Sem exclusão de nenhuma força política democrática e reformista, a centro-esquerda deve mais uma vez, a exemplo da eleição de 2014, propor a união de socialistas, socialdemocratas e liberal-democratas em torno de um novo pacto político e social, com foco na transparência e fortalecimento da democracia representativa, no desenvolvimento sustentável e na promoção do bem-estar social.

A centro-esquerda deve superar a dicotomia estereotipada esquerda x direita. Ao mesmo tempo em que afirme sua responsabilidade social, em defesa de políticas que melhorem a qualidade dos serviços públicos em educação, saúde, transportes e moradia, deve mostrar seu compromisso com a responsabilidade fiscal e com um ambiente econômico necessário a um desenvolvimento autossustentado e ecologicamente saudável.

Aqui também deve evitar dois extremos. De um lado, rejeitar o Estado mínimo e o capitalismo sem regulamentação social em detrimento do interesse público. De outro lado, deve se distanciar de qualquer orientação populista irresponsável, que ponha em risco o equilíbrio das contas públicas, fundamental para uma retomada do crescimento em base sólidas.

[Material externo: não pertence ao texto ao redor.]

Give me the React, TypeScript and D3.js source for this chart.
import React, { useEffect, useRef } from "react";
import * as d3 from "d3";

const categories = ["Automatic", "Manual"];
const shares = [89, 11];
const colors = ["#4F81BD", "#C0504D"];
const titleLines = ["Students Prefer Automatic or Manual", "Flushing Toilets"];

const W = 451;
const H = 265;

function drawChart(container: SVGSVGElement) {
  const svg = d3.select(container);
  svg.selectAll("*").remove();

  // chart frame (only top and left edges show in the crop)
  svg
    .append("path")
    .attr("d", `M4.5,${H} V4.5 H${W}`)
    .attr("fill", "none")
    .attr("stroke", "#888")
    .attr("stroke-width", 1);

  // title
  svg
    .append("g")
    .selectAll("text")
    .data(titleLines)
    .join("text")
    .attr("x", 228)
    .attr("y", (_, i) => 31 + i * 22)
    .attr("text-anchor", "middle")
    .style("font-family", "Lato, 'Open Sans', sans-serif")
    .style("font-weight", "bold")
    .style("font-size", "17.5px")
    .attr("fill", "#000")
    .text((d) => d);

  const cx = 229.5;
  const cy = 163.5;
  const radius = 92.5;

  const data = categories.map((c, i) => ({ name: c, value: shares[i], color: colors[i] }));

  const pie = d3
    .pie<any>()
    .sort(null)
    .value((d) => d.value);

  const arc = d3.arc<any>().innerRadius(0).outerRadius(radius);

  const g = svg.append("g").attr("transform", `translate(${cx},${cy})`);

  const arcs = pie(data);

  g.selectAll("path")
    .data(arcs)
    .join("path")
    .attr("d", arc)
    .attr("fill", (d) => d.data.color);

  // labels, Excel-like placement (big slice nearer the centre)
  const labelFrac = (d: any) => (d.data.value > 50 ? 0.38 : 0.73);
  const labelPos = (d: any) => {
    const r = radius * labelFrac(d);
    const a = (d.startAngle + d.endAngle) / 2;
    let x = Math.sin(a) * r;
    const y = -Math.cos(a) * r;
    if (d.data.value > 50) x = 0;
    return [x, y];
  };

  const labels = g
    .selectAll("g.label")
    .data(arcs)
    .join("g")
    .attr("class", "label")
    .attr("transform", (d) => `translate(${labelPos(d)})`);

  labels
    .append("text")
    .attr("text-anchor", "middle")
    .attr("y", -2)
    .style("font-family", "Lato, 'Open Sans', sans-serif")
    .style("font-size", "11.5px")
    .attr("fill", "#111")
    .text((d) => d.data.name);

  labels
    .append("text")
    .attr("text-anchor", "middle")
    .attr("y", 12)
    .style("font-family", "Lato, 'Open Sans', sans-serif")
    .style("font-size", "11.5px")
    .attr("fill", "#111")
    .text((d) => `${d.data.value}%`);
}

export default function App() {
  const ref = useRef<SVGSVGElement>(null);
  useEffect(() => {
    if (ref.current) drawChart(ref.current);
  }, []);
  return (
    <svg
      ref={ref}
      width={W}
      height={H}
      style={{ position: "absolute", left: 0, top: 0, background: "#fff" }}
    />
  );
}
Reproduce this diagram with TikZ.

Por cima de estreitezas ideológicas, é preciso unir cidadãos de diferentes e variados pensamentos para a tarefa comum de aperfeiçoar as instituições democráticas, com reformas políticas que ampliem o poder de controle dos cidadãos sobre o sistema político, os partidos, o Congresso, o governo e o poder econômico-financeiro.

A centro-esquerda tem estrutura, quadros e lideranças capazes de dialogar e unir o Brasil para os desafios do século XXI, como a integração soberana e competitiva do país na economia global; o enfrentamento do desemprego estrutural; a superação da crise do clima pela reconversão tecnológica, pelo uso de energias renováveis, pela preservação da natureza e pelo consumo consciente; a construção e o fortalecimento de instituições globais e multilaterais capazes de incentivar o diálogo e a cooperação econômica entre as nações e vencer as estreitezas nacionais, a
xenofobia e o terrorismo.

Apostar na polarização esquerda x direita, na velha disputa PT x PSDB, é apostar no passado, em mais do mesmo. A centro-esquerda deve dar respostas do futuro para as novas demandas da sociedade brasileira e do mundo.